Liam Neeson opens a can of whoop-ass on sex traffickers in the riveting action-thriller “Taken”. Neeson stars as retired CIA operative Bryan Mills. He moves to Los Angeles to be near his teenage daughter Kim (Maggie Grace), who lives with her mother (Famke Janssen) and wealthy stepfather. Kim wants to spend the summer before her senior year in Paris with a friend. Her father’s against sending the girls abroad alone, but is led to believe they will be staying with adults. He reluctantly agrees, on the condition that Kim calls him the second she’s landed and every night during their stay. Every parent’s worse nightmare is realized when Kim calls her father open their arrival at the Paris apartment. There are no parents, the girls’ trip was a mere set-up to follow U2 around Europe, and there’s a knock at the door. Kim screams, terrified, men are in the apartment. They have grabbed her best friend and are coming for her. Bryan tells her not to fight them. He knows they will hurt her if she struggles. But he asks her to describe what she sees, anything to identify them. They have her…a mysterious voice picks up the phone. Brian, in a deadly calm manner, asks the foreign voice to let her go, or he will kill everyone is his way to find the kidnapper. The strange voice beckons him to try. And that is a mistake to taunt an elite CIA assassin.

Taken is an uncompromising, visceral film. It delves into the horrifying world of female kidnapping and sex slavery. French director/writer Luc Besson pens the script and produces the film. His vision is not only to deliver a spectacularly brutal action film, but to show an otherwise ignorant populace the heinous crimes of the illegal sex trade. Taken grabs you from the opening and never relents. Bryan is unstoppable in his quest for his daughter. His journey takes him to Paris where he uncovers a world of astonishing criminality. But while the bad guys are despicable, the vengeance he unleashes on them is like the hammer of god. They get their comeuppance from a father who will not stop until he finds his precious daughter.

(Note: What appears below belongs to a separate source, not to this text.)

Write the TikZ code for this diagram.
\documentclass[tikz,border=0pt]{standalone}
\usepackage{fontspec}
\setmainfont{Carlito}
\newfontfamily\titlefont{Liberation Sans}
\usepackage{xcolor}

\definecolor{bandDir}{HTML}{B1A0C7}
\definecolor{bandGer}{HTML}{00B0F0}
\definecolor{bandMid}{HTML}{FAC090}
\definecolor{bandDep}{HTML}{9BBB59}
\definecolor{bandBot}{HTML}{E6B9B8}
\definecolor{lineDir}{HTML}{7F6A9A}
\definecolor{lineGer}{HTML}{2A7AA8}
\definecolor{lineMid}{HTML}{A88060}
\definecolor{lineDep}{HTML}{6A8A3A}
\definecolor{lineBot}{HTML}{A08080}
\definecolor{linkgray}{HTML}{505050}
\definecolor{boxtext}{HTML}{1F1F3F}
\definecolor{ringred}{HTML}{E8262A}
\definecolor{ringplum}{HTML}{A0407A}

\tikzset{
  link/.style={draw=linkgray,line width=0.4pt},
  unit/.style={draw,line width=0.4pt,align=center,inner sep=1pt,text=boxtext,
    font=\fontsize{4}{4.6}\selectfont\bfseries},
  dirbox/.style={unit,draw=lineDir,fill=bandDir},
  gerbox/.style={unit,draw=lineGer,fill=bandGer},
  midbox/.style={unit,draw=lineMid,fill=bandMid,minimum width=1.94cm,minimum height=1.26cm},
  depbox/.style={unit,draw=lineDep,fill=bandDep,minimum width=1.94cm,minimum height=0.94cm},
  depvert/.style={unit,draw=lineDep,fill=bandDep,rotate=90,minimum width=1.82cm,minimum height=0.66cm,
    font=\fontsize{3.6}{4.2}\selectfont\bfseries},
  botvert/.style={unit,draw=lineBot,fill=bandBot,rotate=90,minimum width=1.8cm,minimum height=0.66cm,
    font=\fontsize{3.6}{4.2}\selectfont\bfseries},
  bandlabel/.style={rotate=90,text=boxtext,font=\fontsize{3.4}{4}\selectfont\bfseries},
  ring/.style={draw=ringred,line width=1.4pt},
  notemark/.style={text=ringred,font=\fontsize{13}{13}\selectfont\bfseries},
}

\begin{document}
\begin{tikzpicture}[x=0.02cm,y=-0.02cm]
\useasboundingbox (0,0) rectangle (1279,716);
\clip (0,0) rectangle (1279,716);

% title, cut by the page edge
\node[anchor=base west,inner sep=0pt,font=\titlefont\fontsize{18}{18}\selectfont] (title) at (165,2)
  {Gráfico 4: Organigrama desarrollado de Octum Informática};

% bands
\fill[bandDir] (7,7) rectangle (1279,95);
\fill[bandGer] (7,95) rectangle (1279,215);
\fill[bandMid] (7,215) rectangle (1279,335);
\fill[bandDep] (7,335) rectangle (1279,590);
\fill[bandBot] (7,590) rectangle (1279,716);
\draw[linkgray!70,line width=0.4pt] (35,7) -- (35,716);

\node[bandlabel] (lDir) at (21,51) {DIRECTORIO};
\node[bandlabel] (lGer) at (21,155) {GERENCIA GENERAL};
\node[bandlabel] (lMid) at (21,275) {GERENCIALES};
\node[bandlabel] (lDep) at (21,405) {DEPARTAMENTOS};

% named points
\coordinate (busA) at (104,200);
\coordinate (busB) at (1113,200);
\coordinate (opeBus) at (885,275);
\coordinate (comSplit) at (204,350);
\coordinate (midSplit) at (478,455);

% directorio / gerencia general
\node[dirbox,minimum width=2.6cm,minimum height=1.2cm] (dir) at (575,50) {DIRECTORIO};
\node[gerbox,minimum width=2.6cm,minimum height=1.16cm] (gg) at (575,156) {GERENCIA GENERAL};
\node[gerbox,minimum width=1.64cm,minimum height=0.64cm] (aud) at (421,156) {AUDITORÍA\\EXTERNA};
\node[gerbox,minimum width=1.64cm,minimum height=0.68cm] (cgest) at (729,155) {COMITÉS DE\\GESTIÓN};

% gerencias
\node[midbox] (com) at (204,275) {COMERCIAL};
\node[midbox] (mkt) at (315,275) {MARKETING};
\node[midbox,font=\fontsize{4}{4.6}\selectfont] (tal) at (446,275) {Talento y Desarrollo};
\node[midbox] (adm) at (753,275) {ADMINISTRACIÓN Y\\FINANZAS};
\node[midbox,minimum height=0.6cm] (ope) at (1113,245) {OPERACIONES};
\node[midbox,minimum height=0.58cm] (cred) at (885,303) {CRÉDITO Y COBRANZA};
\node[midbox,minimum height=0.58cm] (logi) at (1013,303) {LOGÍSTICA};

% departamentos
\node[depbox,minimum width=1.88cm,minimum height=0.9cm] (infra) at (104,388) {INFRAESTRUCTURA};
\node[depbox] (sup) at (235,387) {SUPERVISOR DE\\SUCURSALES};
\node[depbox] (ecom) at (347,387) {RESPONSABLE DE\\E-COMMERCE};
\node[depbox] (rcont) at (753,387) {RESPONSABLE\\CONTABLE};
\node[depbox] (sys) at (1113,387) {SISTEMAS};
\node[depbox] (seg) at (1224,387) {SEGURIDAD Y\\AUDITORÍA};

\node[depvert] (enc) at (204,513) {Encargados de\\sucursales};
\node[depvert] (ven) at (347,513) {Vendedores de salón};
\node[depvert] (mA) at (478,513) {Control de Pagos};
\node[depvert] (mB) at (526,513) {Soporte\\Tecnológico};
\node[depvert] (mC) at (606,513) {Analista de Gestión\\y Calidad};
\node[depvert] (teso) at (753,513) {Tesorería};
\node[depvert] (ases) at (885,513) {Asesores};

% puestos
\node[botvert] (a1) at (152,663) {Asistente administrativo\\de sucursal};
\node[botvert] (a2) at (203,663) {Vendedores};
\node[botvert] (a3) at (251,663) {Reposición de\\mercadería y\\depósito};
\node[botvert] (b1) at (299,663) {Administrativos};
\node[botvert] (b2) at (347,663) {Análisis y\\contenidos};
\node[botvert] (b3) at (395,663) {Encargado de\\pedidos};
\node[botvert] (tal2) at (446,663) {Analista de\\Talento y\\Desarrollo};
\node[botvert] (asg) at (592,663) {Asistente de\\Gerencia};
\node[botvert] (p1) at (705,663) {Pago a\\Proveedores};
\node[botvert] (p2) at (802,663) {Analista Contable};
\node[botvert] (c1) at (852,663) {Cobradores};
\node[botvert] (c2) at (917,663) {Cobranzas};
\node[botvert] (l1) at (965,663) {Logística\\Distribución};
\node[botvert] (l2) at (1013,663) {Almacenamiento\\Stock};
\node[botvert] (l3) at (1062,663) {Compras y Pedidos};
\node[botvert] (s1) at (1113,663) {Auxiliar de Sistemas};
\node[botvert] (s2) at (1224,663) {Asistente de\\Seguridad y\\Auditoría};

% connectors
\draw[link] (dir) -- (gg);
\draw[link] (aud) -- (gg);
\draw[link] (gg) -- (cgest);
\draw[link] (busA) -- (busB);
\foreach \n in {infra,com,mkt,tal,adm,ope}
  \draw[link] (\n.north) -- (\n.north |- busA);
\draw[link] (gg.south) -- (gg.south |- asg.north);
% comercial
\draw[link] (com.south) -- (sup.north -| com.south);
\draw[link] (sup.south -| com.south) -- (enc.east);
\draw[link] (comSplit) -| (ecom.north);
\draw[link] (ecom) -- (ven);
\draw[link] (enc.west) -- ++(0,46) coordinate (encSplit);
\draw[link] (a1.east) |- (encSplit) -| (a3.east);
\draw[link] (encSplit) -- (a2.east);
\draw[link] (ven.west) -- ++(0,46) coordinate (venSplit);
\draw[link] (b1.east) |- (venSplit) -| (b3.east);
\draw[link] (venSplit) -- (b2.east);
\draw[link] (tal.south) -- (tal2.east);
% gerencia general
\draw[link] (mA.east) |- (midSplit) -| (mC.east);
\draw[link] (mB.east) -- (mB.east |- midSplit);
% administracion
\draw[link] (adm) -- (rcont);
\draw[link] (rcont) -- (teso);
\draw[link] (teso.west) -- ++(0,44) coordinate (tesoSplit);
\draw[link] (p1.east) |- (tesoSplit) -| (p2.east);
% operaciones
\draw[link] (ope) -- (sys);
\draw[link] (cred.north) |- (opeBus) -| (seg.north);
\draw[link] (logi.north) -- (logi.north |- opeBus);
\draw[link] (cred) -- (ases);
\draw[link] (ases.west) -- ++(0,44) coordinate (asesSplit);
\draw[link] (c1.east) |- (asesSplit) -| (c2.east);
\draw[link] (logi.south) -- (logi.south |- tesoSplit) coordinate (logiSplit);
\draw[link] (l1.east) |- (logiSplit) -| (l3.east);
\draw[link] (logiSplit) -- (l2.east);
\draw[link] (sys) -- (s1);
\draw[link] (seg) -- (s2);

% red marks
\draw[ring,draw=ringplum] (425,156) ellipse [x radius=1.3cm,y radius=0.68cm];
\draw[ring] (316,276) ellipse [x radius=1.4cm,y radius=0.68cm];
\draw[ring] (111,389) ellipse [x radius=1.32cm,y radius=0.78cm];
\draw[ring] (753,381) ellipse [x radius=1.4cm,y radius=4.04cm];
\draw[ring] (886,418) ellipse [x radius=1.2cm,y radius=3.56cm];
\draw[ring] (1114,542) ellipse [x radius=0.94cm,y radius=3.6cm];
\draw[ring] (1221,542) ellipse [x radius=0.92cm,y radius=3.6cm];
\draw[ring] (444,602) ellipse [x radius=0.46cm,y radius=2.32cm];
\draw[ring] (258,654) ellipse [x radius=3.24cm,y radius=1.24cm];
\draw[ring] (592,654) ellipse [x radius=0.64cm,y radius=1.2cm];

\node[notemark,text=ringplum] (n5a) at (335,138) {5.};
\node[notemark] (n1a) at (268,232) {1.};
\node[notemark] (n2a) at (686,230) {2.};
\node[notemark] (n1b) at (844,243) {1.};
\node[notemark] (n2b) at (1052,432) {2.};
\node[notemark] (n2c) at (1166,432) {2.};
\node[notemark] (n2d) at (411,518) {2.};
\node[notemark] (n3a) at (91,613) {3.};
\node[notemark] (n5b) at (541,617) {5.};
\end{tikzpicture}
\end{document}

Liam Neeson, known for his excellence as a dramatic actor, proves he has the chops to be the toughest action hero. His character is so lethal, and yet so understated, the performance shows how truly great Neeson is. Because there is no karate, no machine guns, no big explosions, just a death dealer exacting revenge in a cold-blooded way. And he is not superhuman. Mills gets more hurt, bloodier, the closer he gets to the truth of his daughter’s kidnapping.

Taken is an extremely violent and sexually explicit film. But it is not derogatory or overblown in any way. Its mere subject matter is a callous truth that the world chooses to ignore. I applaud Luc Besson for making, essentially, an action film expose about sex slavery. I have no doubt that people will leave this movie appalled and enlightened about this subject matter. In a lesser actor’s hands, the powerful impact of the subject matter would not have been so ably delivered. Liam Neeson, the man who played Oscar Schindler and Alfred Kinsey, truly has the skill to play any character.